Mukherjee also revived the presidential buggy, a tradition that had been discontinued over 20 years ago. Ever since the beginning of his tenure, he was using the buggy largely to move around the Rashtrapati Bhavan campus. Since 2014, the buggy has occasionally replaced the limousine as the President’s vehicle for important journeys like those to Parliament at the start of the budget session and the Beating Retreat ceremony at Vijay Chowk.
Many rooms of the 340-room building had fallen into disuse with furniture and utensils stacked there. All of these were restored to their former look as far as possible and some of the carpets and seating arrangements were used for a new ceremonial hall, which was built as an alternative venue for the “At Home” function should rain hamper it in the traditional venue of Mughal Gardens.
The Change of Guard ceremony, originally started at Rashtrapati Bhawan in 2007, was revamped along the lines of the equivalent tourist attraction at Buckingham Palace. It can be viewed every Saturday. Change of Guard is a military tradition whose origins are lost in antiquity. From time immemorial, guards and sentries at palaces, forts and defence establishments change periodically to enable a fresh body of troops to take charge.
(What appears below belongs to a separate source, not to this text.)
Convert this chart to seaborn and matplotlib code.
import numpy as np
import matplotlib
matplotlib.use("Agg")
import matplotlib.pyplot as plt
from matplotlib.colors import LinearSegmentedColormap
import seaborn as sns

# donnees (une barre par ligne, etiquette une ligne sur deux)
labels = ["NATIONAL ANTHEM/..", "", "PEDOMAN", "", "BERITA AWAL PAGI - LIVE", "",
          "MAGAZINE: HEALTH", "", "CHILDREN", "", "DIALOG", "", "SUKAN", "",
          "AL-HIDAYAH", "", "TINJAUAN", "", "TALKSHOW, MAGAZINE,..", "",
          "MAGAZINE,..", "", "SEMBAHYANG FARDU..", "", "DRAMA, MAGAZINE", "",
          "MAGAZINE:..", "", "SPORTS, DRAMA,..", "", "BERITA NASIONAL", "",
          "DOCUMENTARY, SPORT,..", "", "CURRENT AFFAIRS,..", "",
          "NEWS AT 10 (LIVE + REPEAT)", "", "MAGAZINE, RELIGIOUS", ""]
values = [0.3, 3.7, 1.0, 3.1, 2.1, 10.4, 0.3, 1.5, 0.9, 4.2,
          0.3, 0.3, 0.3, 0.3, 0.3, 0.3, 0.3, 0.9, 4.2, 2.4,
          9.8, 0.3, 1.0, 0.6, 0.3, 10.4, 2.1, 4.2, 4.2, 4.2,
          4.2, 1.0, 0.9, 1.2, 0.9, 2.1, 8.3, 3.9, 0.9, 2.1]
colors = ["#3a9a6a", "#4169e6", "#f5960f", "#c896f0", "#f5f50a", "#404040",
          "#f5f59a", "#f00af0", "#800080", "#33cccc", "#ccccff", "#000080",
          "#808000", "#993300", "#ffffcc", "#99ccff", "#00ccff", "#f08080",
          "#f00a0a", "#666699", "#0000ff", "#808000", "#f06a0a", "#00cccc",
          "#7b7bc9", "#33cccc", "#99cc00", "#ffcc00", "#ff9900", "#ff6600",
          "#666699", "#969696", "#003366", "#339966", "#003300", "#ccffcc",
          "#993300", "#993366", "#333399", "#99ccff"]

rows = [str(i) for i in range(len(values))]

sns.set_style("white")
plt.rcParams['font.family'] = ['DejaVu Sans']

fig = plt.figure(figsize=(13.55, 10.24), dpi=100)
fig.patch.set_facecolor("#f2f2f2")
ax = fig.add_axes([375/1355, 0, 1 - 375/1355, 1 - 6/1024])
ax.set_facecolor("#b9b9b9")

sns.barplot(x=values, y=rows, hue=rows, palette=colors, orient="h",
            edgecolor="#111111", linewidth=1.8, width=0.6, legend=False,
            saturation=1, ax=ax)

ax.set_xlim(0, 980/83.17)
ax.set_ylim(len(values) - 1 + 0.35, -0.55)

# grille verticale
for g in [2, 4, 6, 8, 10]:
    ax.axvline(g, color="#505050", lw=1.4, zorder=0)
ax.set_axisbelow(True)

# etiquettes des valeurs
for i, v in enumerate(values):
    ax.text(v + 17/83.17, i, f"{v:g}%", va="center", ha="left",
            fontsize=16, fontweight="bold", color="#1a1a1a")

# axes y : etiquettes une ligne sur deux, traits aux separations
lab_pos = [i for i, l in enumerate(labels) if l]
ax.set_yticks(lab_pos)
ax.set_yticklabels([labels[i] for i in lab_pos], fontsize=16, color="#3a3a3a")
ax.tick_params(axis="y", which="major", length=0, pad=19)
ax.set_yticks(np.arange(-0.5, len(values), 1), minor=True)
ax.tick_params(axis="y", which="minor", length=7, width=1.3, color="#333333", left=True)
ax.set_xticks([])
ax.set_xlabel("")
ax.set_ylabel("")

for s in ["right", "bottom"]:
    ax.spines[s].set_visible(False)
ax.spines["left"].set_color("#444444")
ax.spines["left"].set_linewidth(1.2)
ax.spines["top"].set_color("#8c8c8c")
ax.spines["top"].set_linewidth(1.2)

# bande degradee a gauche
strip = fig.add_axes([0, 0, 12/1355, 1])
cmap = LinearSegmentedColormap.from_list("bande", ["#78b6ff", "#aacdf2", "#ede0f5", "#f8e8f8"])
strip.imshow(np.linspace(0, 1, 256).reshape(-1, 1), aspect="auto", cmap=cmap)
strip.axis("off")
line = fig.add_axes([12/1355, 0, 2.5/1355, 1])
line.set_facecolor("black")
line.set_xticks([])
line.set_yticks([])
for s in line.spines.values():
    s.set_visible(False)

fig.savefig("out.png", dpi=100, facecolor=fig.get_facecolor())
Mukherjee’s legacy of reviving history, in fact, extends beyond the Presidential estate. In September last year, Rashtrapati Ashiana in Dehradun, once developed as a summer retreat for President Fakhruddin Ali Ahmed, was restored when Mukherjee inaugurated a renovated building and spent the night there. It was the first time in 18 years that the first citizen stayed in the building, earlier known as the Commandant’s Bungalow, built in 1920 at what the a summer camp in Dehradun for horses used by the President’s Body Guard. The last President to have stayed there was K R Narayanan in March 1998.